Think of the corporate scandals that collapse companies overnight. Think of political leaders who incite division to consolidate power. Think of personal lives unravelled because authenticity was traded for appearance. In each case, what was missing wasn’t intelligence or skill—it was alignment, the very quality Gandhi lived and died for.
A Call Back to Simplicity
The irony of modern life is that complexity has become a badge of honour. We pile layers of jargon on top of already tangled issues. Gandhi cut through complexity with simplicity. Not simple-mindedness, but the clarity that comes from refusing to be distracted. When he chose salt as the symbol of defiance, it was not only brilliant strategy but also profound psychology—connecting politics to daily bread.

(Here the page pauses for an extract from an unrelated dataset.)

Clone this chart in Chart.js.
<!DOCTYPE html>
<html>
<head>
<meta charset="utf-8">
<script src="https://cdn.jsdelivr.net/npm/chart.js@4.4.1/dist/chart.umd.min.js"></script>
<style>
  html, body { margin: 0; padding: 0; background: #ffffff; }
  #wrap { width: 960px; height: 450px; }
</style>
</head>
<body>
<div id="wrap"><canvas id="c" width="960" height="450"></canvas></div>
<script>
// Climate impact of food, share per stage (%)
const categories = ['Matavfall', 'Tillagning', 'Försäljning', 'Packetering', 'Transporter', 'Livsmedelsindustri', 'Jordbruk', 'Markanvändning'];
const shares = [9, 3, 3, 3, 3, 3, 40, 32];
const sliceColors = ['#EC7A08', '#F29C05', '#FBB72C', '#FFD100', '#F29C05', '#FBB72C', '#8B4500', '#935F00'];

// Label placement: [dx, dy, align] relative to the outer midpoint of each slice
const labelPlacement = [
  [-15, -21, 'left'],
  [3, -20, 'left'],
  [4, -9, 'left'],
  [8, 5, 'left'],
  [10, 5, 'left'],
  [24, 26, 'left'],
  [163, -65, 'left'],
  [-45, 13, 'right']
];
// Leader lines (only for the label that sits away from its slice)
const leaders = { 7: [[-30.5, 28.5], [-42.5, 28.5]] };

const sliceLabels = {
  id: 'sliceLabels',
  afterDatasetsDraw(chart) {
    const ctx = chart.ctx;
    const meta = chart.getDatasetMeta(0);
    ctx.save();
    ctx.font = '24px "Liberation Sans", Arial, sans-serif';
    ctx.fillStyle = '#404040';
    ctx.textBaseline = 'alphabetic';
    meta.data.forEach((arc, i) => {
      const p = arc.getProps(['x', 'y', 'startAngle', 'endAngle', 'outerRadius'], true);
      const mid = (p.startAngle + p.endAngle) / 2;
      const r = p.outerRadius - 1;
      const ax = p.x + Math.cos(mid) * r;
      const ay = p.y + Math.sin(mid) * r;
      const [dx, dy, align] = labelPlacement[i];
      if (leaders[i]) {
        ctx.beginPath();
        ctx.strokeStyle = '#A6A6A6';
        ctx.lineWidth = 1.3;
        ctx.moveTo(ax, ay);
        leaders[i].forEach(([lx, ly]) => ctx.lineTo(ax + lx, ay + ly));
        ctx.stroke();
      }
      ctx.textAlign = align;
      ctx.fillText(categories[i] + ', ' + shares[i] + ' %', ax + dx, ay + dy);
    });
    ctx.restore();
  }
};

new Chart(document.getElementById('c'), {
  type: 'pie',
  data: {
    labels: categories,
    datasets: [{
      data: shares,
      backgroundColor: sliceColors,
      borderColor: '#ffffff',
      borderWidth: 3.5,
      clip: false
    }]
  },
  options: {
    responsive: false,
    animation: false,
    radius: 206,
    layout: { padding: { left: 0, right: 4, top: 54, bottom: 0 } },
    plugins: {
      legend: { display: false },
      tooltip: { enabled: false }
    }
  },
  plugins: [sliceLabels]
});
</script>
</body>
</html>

As I sat with 11 speakers today in Chandigarh, I realised that the world doesn’t lack for talent or ideas. It lacks the courage to return to simplicity, to align values with action. Gandhi’s philosophy isn’t a relic—it is a mirror. And the mirror is not always comfortable to look into.
Closing Reflection
So yes, Gandhi is alive today. Perhaps not in our public conduct, but in the growing realisation that our current trajectories—wars, violence, ego-driven leadership—are unsustainable. His philosophy doesn’t survive because we commemorate him annually. It survives because, when the noise clears, his questions still make us restless.

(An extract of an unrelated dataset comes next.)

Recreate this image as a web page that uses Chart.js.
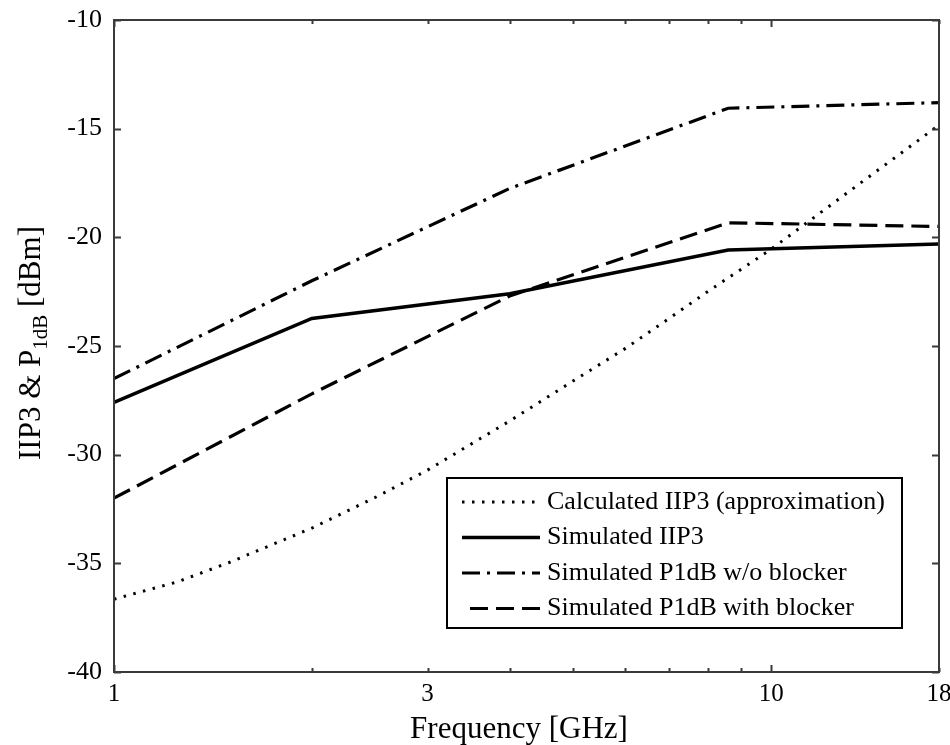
<!DOCTYPE html>
<html>
<head>
<meta charset="utf-8">
<script src="https://cdn.jsdelivr.net/npm/chart.js@4/dist/chart.umd.min.js"></script>
<style>
  body { margin: 0; background: #fff; }
  canvas { display: block; }
</style>
</head>
<body>
<canvas id="chart" width="950" height="745"></canvas>
<script>
// Calculated IIP3 curve (approximation)
const freqCalc = [1, 1.25, 1.5, 2, 2.5, 3, 4, 5, 6, 7, 8, 9, 10, 12, 14, 16, 18];
const iip3Calc = [-36.65, -35.85, -34.95, -33.38, -31.96, -30.71, -28.45, -26.6, -25.11,
                  -23.72, -22.5, -21.47, -20.54, -18.77, -17.27, -15.98, -14.83];

// Simulated points
const freqSim = [1, 2, 4, 8.6, 18];
const iip3Sim = [-27.6, -23.73, -22.6, -20.58, -20.31];
const p1dbNoBlocker = [-26.5, -22.0, -17.75, -14.06, -13.8];
const p1dbBlocker = [-32.0, -27.2, -22.7, -19.33, -19.5];

const seriesNames = [
    'Calculated IIP3 (approximation)',
    'Simulated IIP3',
    'Simulated P1dB w/o blocker',
    'Simulated P1dB with blocker'
];

const xTicks = [1, 2, 3, 4, 5, 6, 7, 8, 9, 10, 18];
const xLabels = [1, 3, 10, 18];
const xMajor = [1, 10];
const yTicks = [-40, -35, -30, -25, -20, -15, -10];

const FONT = "'Liberation Serif', 'DejaVu Serif', serif";

const toPoints = (xs, ys) => xs.map((x, i) => ({ x: x, y: ys[i] }));

const lineStyles = [
    { width: 3, dash: [2.5, 7.5] },
    { width: 3.5, dash: [] },
    { width: 3.2, dash: [18, 7, 3, 7] },
    { width: 3.2, dash: [18, 8] }
];

// box, inward ticks, axis titles and legend
const framePlugin = {
    id: 'frame',
    afterDraw(chart) {
        const ctx = chart.ctx;
        const a = chart.chartArea;
        const xs = chart.scales.x;
        const ys = chart.scales.y;
        ctx.save();
        ctx.strokeStyle = '#3a3a3a';
        ctx.lineWidth = 2;

        // tick marks inside the box
        ctx.beginPath();
        xTicks.forEach(v => {
            const px = Math.round(xs.getPixelForValue(v)) + 0.5;
            const len = xMajor.includes(v) ? 7 : 4;
            ctx.moveTo(px, a.bottom);
            ctx.lineTo(px, a.bottom - len);
            ctx.moveTo(px, a.top);
            ctx.lineTo(px, a.top + len);
        });
        yTicks.forEach(v => {
            const py = Math.round(ys.getPixelForValue(v)) + 0.5;
            ctx.moveTo(a.left, py);
            ctx.lineTo(a.left + 7, py);
            ctx.moveTo(a.right, py);
            ctx.lineTo(a.right - 7, py);
        });
        ctx.stroke();
        ctx.strokeRect(a.left, a.top, a.right - a.left, a.bottom - a.top);

        ctx.fillStyle = '#000';

        // x axis title
        ctx.font = '31px ' + FONT;
        ctx.textAlign = 'center';
        ctx.textBaseline = 'alphabetic';
        ctx.fillText('Frequency [GHz]', 519, 738);

        // y axis title with subscript
        ctx.translate(40, 343);
        ctx.rotate(-Math.PI / 2);
        const parts = [
            { t: 'IIP3 & P', size: 31, dy: 0 },
            { t: '1dB', size: 21, dy: 7 },
            { t: ' [dBm]', size: 31, dy: 0 }
        ];
        let total = 0;
        parts.forEach(p => {
            ctx.font = p.size + 'px ' + FONT;
            p.w = ctx.measureText(p.t).width;
            total += p.w;
        });
        let cx = -total / 2;
        ctx.textAlign = 'left';
        parts.forEach(p => {
            ctx.font = p.size + 'px ' + FONT;
            ctx.fillText(p.t, cx, p.dy);
            cx += p.w;
        });
        ctx.restore();

        // legend
        ctx.save();
        const bx = 447, by = 478, bw = 455, bh = 150;
        ctx.fillStyle = '#fff';
        ctx.fillRect(bx, by, bw, bh);
        ctx.strokeStyle = '#000';
        ctx.lineWidth = 2;
        ctx.strokeRect(bx, by, bw, bh);
        ctx.font = '26px ' + FONT;
        ctx.textBaseline = 'middle';
        ctx.textAlign = 'left';
        ctx.fillStyle = '#000';
        chart.data.datasets.forEach((ds, i) => {
            const yy = by + 24 + i * 35.5;
            const st = lineStyles[i];
            ctx.beginPath();
            ctx.setLineDash(st.dash);
            ctx.lineWidth = st.width;
            ctx.moveTo(i === 3 ? 470 : 462, yy);
            ctx.lineTo(540, yy);
            ctx.stroke();
            ctx.setLineDash([]);
            ctx.fillText(ds.label, 547, yy);
        });
        ctx.restore();
    }
};

const seriesData = [
    toPoints(freqCalc, iip3Calc),
    toPoints(freqSim, iip3Sim),
    toPoints(freqSim, p1dbNoBlocker),
    toPoints(freqSim, p1dbBlocker)
];

new Chart(document.getElementById('chart'), {
    type: 'line',
    data: {
        datasets: seriesData.map((d, i) => ({
            label: seriesNames[i],
            data: d,
            borderColor: '#000',
            borderWidth: lineStyles[i].width,
            borderDash: lineStyles[i].dash,
            pointRadius: 0,
            fill: false,
            tension: 0
        }))
    },
    options: {
        responsive: false,
        animation: false,
        layout: { padding: { left: 0, top: 20, right: 11, bottom: 0 } },
        plugins: {
            legend: { display: false },
            tooltip: { enabled: false }
        },
        scales: {
            x: {
                type: 'logarithmic',
                min: 1,
                max: 18,
                grid: { display: false },
                border: { display: false },
                afterBuildTicks: s => { s.ticks = xTicks.map(v => ({ value: v })); },
                afterFit: s => { s.height = 73; s.paddingLeft = 0; s.paddingRight = 0; },
                ticks: {
                    autoSkip: false,
                    maxRotation: 0,
                    padding: -1,
                    color: '#000',
                    font: { family: FONT, size: 25 },
                    callback: v => xLabels.includes(v) ? String(v) : ''
                }
            },
            y: {
                min: -40,
                max: -10,
                grid: { display: false },
                border: { display: false },
                afterBuildTicks: s => { s.ticks = yTicks.map(v => ({ value: v })); },
                afterFit: s => { s.width = 114; s.paddingTop = 0; s.paddingBottom = 0; },
                ticks: {
                    padding: 4,
                    color: '#000',
                    font: { family: FONT, size: 26 }
                }
            }
        }
    },
    plugins: [framePlugin]
});
</script>
</body>
</html>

As I left the panel, I thought of Gandhi walking barefoot on Indian soil, salt in hand, eyes set on justice. The world was violent then, too. But he proved that spirituality, simplicity, and self-discipline could shape history. The challenge for us is not whether his philosophy is alive—it is whether we have the humility to live by it.

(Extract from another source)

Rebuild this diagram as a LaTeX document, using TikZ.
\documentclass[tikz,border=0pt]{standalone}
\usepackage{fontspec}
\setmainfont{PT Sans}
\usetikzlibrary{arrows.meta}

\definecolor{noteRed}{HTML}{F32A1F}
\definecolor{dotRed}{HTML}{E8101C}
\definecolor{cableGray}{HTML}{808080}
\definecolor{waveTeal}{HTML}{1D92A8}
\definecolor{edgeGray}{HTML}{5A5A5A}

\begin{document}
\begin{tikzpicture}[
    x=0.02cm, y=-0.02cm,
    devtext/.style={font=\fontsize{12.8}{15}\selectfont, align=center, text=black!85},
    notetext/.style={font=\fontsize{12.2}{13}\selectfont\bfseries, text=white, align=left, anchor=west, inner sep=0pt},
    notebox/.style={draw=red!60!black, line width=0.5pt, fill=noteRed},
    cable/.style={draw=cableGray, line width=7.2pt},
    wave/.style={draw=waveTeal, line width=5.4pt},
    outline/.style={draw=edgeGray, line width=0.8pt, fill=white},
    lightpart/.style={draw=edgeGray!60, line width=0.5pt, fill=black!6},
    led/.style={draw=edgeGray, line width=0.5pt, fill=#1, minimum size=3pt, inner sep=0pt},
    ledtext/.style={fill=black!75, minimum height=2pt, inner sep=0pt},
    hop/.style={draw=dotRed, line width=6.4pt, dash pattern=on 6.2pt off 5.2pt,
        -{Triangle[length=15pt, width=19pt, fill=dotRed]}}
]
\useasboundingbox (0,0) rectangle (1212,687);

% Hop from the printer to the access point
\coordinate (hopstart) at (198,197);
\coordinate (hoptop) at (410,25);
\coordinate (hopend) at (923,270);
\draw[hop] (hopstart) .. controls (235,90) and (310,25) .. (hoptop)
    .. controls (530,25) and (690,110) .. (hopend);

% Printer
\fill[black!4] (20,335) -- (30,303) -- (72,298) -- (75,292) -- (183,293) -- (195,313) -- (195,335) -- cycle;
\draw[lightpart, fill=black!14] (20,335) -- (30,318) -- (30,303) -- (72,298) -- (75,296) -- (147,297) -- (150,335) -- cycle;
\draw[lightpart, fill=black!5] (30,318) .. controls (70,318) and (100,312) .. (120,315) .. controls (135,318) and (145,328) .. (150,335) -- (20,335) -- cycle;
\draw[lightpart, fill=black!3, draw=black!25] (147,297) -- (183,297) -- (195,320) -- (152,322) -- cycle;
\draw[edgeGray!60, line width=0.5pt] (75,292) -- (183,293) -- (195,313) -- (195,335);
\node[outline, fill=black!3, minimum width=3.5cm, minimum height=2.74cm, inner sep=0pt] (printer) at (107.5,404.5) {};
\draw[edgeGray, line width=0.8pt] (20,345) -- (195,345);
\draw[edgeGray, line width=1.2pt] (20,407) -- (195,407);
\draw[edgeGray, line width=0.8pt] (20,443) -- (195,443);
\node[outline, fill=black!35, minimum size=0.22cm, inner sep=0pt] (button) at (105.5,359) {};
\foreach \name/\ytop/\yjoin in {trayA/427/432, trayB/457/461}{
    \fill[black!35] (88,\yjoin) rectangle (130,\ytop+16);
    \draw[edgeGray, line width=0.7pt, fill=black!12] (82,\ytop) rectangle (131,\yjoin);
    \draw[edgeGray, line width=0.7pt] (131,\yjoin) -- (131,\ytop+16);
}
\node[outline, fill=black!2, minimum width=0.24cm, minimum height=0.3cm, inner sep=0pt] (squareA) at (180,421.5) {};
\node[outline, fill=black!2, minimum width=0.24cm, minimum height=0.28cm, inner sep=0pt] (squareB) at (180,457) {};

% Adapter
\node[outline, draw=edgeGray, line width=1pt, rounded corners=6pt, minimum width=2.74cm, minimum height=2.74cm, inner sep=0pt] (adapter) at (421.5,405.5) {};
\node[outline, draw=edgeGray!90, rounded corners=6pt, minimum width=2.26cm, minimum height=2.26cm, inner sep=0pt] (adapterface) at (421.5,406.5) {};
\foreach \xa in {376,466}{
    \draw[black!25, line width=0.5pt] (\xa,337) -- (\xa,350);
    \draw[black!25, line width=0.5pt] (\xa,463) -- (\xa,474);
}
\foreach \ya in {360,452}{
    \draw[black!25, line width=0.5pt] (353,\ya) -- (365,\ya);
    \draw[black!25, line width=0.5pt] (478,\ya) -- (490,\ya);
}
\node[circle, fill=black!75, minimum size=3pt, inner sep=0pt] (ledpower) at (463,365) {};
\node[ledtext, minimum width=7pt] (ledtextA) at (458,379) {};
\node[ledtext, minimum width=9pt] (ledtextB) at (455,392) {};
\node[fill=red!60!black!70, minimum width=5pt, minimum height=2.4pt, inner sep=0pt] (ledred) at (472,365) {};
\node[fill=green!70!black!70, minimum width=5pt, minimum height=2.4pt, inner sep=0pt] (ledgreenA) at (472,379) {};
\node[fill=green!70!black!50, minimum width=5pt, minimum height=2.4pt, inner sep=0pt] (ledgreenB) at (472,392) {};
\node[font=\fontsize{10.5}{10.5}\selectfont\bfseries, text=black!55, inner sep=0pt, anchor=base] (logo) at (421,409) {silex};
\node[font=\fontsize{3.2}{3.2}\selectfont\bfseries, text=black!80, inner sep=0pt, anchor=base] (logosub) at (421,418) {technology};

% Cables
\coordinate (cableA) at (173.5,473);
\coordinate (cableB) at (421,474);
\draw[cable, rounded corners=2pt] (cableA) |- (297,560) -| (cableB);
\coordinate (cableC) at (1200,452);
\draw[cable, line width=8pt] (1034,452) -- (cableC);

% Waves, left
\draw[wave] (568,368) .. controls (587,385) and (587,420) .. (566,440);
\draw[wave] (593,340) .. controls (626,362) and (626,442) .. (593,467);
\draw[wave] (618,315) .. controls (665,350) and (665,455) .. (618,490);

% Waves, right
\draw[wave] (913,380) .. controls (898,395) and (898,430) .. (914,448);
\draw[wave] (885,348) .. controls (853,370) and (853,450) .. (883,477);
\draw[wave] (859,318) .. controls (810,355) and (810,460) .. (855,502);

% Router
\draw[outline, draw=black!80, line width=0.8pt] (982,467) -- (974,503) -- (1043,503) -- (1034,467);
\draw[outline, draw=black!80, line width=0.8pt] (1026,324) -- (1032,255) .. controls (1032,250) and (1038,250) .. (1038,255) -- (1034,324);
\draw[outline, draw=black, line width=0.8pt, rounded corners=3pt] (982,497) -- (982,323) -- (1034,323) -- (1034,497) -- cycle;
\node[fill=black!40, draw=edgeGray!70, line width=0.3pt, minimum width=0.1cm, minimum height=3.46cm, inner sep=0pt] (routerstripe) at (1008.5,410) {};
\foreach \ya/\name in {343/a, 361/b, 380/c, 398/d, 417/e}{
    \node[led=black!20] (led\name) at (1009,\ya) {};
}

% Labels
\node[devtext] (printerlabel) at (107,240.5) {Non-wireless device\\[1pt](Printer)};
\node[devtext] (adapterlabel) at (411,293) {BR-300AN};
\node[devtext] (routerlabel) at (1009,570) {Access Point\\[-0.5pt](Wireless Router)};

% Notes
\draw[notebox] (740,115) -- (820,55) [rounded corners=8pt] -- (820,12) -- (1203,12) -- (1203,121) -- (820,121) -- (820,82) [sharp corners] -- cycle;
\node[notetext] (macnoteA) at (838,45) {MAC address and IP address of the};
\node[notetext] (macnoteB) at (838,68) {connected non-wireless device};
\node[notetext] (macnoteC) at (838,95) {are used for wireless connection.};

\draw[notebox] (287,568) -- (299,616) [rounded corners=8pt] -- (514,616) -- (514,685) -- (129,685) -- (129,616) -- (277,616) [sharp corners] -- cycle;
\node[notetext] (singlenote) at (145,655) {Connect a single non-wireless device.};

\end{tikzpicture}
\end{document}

So perhaps the deeper question on Gandhi Jayanti is not whether his philosophy is alive, but whether we have the courage to internalise it. Until we cultivate peace within, our calls for peace outside will always ring hollow. The past doesn’t vanish on its own; it waits, often impatiently, for us to reconcile with it. The world desperately needs peace-makers. But first, it needs individuals willing to make peace with themselves.